I think this one goes back to PDP days and wasn't necessarily written to be the fastest possible implementation. The PDP could do 36*36 multiply into 72 bits. Not sure how the modulo instruction performed but there was a DIV instruction.

link

binarymax 4747 days ago

Down the rabbit hole says this came from HAKMEM No. 239 in 1972!

http://www.inwap.com/pdp10/hbaker/hakmem/hacks.html#item167

link

groby_b 4747 days ago

Or the programmer was a firmware hacker, and she knew that RBIT is ARMv6T2, which IIRC wasn't available until the iPhone 3GS. (Not 100% certain, and I don't have my manuals handy)

link

stephencanon 4747 days ago

... in which case she would have used a lookup table, unless she was a really old-school firmware hacker and still believed that you couldn’t justify 256B for the table. (FWIW, you’re right about ARMv6T2).

link

groby_b 4747 days ago

I am. 256 bytes pain me :) (I've worked on systems with that much RAM total)

Kidding aside, I'd probably not go for the lookup table unless the whole thing was necessary in an inner loop - the cache miss cost is high.
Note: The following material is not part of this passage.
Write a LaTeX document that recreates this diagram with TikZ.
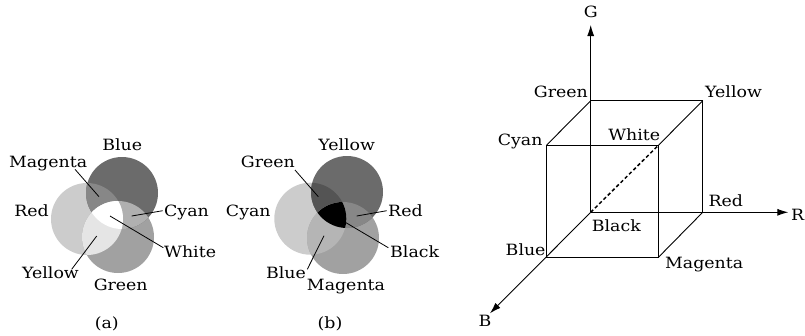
\documentclass[tikz,border=0pt]{standalone}
\usepackage{fontspec}
\setmainfont[FakeStretch=1.12]{DejaVu Serif}
\usetikzlibrary{arrows.meta}
\definecolor{gDark}{gray}{0.42}
\definecolor{gLight}{gray}{0.80}
\definecolor{gMid}{gray}{0.63}
\definecolor{gMagA}{gray}{0.53}
\definecolor{gCyaA}{gray}{0.69}
\definecolor{gYelA}{gray}{0.90}
\definecolor{gGreB}{gray}{0.33}
\definecolor{gRedB}{gray}{0.53}
\definecolor{gBluB}{gray}{0.71}
\begin{document}
\begin{tikzpicture}[x=1pt,y=-1pt,
  lbl/.style={font=\fontsize{15.5}{18}\selectfont, inner sep=0pt},
  leader/.style={line width=0.8pt},
  edge/.style={line width=0.9pt},
  axis/.style={line width=0.9pt,-{Latex[length=11pt,width=7pt]}}]
\useasboundingbox (0,0) rectangle (805,335);
\def\rad{36}
% ---------- (a) additive ----------
\coordinate (aB) at (122,193);
\coordinate (aR) at (87,219);
\coordinate (aG) at (118,237);
\fill[gLight] (aR) circle (\rad);
\fill[gMid] (aG) circle (\rad);
\fill[gDark] (aB) circle (\rad);
\begin{scope}\clip (aR) circle (\rad); \fill[gMagA] (aB) circle (\rad); \end{scope}
\begin{scope}\clip (aB) circle (\rad); \fill[gCyaA] (aG) circle (\rad); \end{scope}
\begin{scope}\clip (aR) circle (\rad); \fill[gYelA] (aG) circle (\rad); \end{scope}
\begin{scope}\clip (aR) circle (\rad); \clip (aB) circle (\rad); \fill[white] (aG) circle (\rad); \end{scope}
\node[lbl,anchor=base] (laBlue) at (122.3,150.7) {Blue};
\node[lbl,anchor=base east] (laMag) at (87.3,167.7) {Magenta};
\node[lbl,anchor=base] (laRed) at (31.5,216.7) {Red};
\node[lbl,anchor=base west] (laCyan) at (164,216.7) {Cyan};
\node[lbl,anchor=base west] (laWhite) at (164,257.7) {White};
\node[lbl,anchor=base east] (laYel) at (79,278.3) {Yellow};
\node[lbl,anchor=base] (laGreen) at (120.7,290) {Green};
\node[lbl,anchor=base] (laCap) at (106.7,328.3) {(a)};
\coordinate (ma1) at (75,169.3); \coordinate (ma2) at (99,196.7);
\coordinate (ca1) at (162.7,210.7); \coordinate (ca2) at (131.7,216);
\coordinate (wa1) at (163.3,247.7); \coordinate (wa2) at (110,216);
\coordinate (ya1) at (71.7,269.3); \coordinate (ya2) at (96.7,236);
\draw[leader] (ma1) -- (ma2);
\draw[leader] (ca1) -- (ca2);
\draw[leader] (wa1) -- (wa2);
\draw[leader] (ya1) -- (ya2);
% ---------- (b) subtractive ----------
\coordinate (bY) at (347,192);
\coordinate (bC) at (310.3,218.7);
\coordinate (bM) at (343,238);
\fill[gLight] (bC) circle (\rad);
\fill[gMid] (bM) circle (\rad);
\fill[gDark] (bY) circle (\rad);
\begin{scope}\clip (bC) circle (\rad); \fill[gGreB] (bY) circle (\rad); \end{scope}
\begin{scope}\clip (bY) circle (\rad); \fill[gRedB] (bM) circle (\rad); \end{scope}
\begin{scope}\clip (bC) circle (\rad); \fill[gBluB] (bM) circle (\rad); \end{scope}
\begin{scope}\clip (bC) circle (\rad); \clip (bY) circle (\rad); \fill[black] (bM) circle (\rad); \end{scope}
\node[lbl,anchor=base] (lbYel) at (346.7,150.7) {Yellow};
\node[lbl,anchor=base east] (lbGreen) at (295,167.7) {Green};
\node[lbl,anchor=base] (lbCyan) at (248.3,216.7) {Cyan};
\node[lbl,anchor=base west] (lbRed) at (388,216.7) {Red};
\node[lbl,anchor=base west] (lbBlack) at (390,257.7) {Black};
\node[lbl,anchor=base east] (lbBlue) at (306,278.3) {Blue};
\node[lbl,anchor=base] (lbMag) at (346,290) {Magenta};
\node[lbl,anchor=base] (lbCap) at (330,328.3) {(b)};
\coordinate (gb1) at (295,170); \coordinate (gb2) at (318.3,196.7);
\coordinate (rb1) at (386.7,210.7); \coordinate (rb2) at (356.7,216);
\coordinate (kb1) at (388.3,247.7); \coordinate (kb2) at (346,222.7);
\coordinate (bb1) at (307.3,269.3); \coordinate (bb2) at (324,235.7);
\draw[leader] (gb1) -- (gb2);
\draw[leader] (rb1) -- (rb2);
\draw[leader] (kb1) -- (kb2);
\draw[leader] (bb1) -- (bb2);
% ---------- cube ----------
\coordinate (K) at (590.7,212.3);
\coordinate (Rc) at (702.7,212.3);
\coordinate (Gc) at (590.7,100.7);
\coordinate (Yc) at (702.7,100.7);
\coordinate (Cc) at (546.7,145);
\coordinate (Wc) at (658.7,145);
\coordinate (Bc) at (546.7,257);
\coordinate (Mc) at (658.7,257);
\coordinate (Rt) at (788.3,212.3);
\coordinate (Gt) at (590.7,25);
\coordinate (Bt) at (490,313.3);
\draw[axis] (K) -- (Rt);
\draw[axis] (K) -- (Gt);
\draw[axis] (K) -- (Bt);
\draw[edge] (Gc) -- (Yc) -- (Rc);
\draw[edge] (Cc) -- (Wc) -- (Mc) -- (Bc) -- cycle;
\draw[edge] (Gc) -- (Cc);
\draw[edge] (Yc) -- (Wc);
\draw[edge] (Rc) -- (Mc);
\draw[line width=1.5pt, dash pattern=on 3.5pt off 2.5pt] (K) -- (Wc);
\node[lbl,anchor=base] (lG) at (590.7,17.3) {G};
\node[lbl,anchor=base west] (lR) at (791,220) {R};
\node[lbl,anchor=base] (lB) at (485,326.7) {B};
\node[lbl,anchor=base east] (lcGreen) at (588,97.7) {Green};
\node[lbl,anchor=base west] (lcYel) at (705,97.7) {Yellow};
\node[lbl,anchor=base east] (lcCyan) at (542.7,145.7) {Cyan};
\node[lbl,anchor=base] (lcWhite) at (634.3,140.7) {White};
\node[lbl,anchor=base west] (lcRed) at (708.3,206.7) {Red};
\node[lbl,anchor=base west] (lcBlack) at (591.7,231.7) {Black};
\node[lbl,anchor=base east] (lcBlue) at (545.7,255) {Blue};
\node[lbl,anchor=base west] (lcMag) at (665,268.3) {Magenta};
\end{tikzpicture}
\end{document}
And since it's in a function, it better not be in an inner loop :)

link

caf 4747 days ago

Surely there is an argument that if it's called infrequently enough that cache misses on the LUT are a problem, then it's also called so infrequently that its performance is irrelevant.

link

nly 4747 days ago

256B is quite large for sure, but what about going for 2 nibble lookups in a 16 byte table? Or a 2 bit swap and a 6 bit lookup in a 64B table? (current x86-64 CPUs typically have 64B L1 cache lines?)

link

groby_b 4747 days ago

8 words to an L1 line on the original iPhone ARM, so yes, you'd fit it into a smaller table. You'll still face the memory latency issue if you're using this outside a tight loop. (Cache is only 4-way set associative. But at least I & D cache are separate)

But really, if you spend that much time thinking about the performance, you really shouldn't have that abstracted into a function. Calling that costs cycles and blows out one entry in your return stack - which makes a more costly mispredict later on likely.

Why yes, yes I do miss fiddling around with low level details. :)

link

saalweachter 4747 days ago

... don't C++ people always tell us that inlining is the single easiest optimization for a compiler to perform?

link